Sunday, April 09, 2006

Not Recognizing the invisibility of the Real

After finishing his doctorate my father accepted a six month position with the United Nations Development Program in New York City – a decision that routed us to Flushing, Queens instead of back to Pakistan. In the middle of a dozen or so 20 story apartment buildings was a playing area where the boys’ hierarchy was acted out. At the top was Donald, the son of an airline pilot, whose hero was General George Armstrong Custer. Surprisingly, I was not at the bottom, at least not immediately. That position was occupied by A, who, while being many inches taller and many pounds heavier than me, had been branded a coward prior to my arrival on Kessena Boulevard. The rest of the boys – Polish, Czech, Italian – mocked A for suffering his position below me. When one day the older boys outside our group realized this disorder in rank, they placed A in an impossible situation.

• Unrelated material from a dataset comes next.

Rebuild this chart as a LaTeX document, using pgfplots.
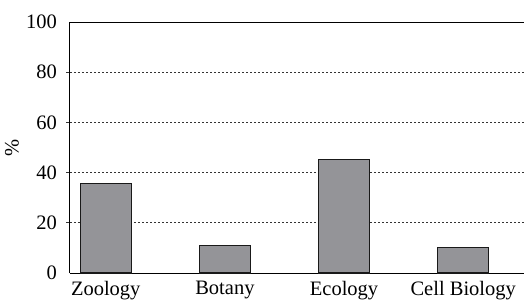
\documentclass[border=0pt]{standalone}
\usepackage{fontspec}
\setmainfont{Liberation Serif}
\usepackage{pgfplots}
\pgfplotsset{compat=1.18}
\definecolor{barfill}{RGB}{148,148,152}
\begin{document}
\fontsize{20.5}{24}\selectfont
\begin{tikzpicture}
\begin{axis}[
  name=ax,
  scale only axis,
  width=454pt, height=251pt,
  xmin=-0.30, xmax=3.51,
  ymin=0, ymax=100,
  axis x line*=bottom,
  axis y line*=left,
  axis line style={line width=1pt, black},
  xtick={0,1,2,3},
  xticklabels={Zoology,Botany,Ecology,Cell Biology},
  x tick style={draw=none},
  ytick={20,40,60,80},
  extra y ticks={0,100},
  extra y tick style={grid=none, tick style={draw=none}},
  y tick style={black!80, line width=0.8pt},
  tick align=outside,
  major tick length=3.5pt,
  ymajorgrids,
  major grid style={dash pattern=on 2.2pt off 1.8pt, line width=0.8pt, black!80},
  /pgf/number format/assume math mode=true,
  ticklabel style={font=\fontsize{20.5}{24}\selectfont},
  yticklabel style={xshift=-2.5pt},
  xticklabel style={yshift=2pt},
  ylabel={\%},
  ylabel style={font=\fontsize{20.5}{24}\selectfont, yshift=-10pt},
  clip=false,
]
\addplot[ybar, bar width=0.43, fill=barfill, draw=black!90, line width=1.2pt]
  coordinates {(0,35.5) (1,10.9) (2,45.3) (3,10.1)};
\draw[black, line width=1pt] (rel axis cs:0,1) -- (rel axis cs:1,1);
\end{axis}
\pgfresetboundingbox
\path ([xshift=-70pt,yshift=-33pt]ax.south west) rectangle ([yshift=22pt]ax.north east);
\end{tikzpicture}
\end{document}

Either he would have to fight me or endure their beating. I seemed to have no say in this, carried as I was by flows that seemed to me as incomprehensible as they were inevitable. As I struggled inside another circle, the fight itself was again inconclusive. Then A stepped back five feet and spit in my direction bellowing, "Anyway, you are nothing but a filthy Pakistani." My symmetrical response required no thought whatsoever, "Oh yeah, and you are nothing but a filthy American." And then came what I have come to see as a kind of Mobius twist. With rising posture he gloated, "Damn right I am an American, and proud of it." Laughter and snickering from the boys, silence from me. I stood there, befuddled. I had fought to a draw, the circle had not closed in on me, and still I had lost. Badly. Decades later I still want to account for his effortless comeback and for my frozen speechlessness.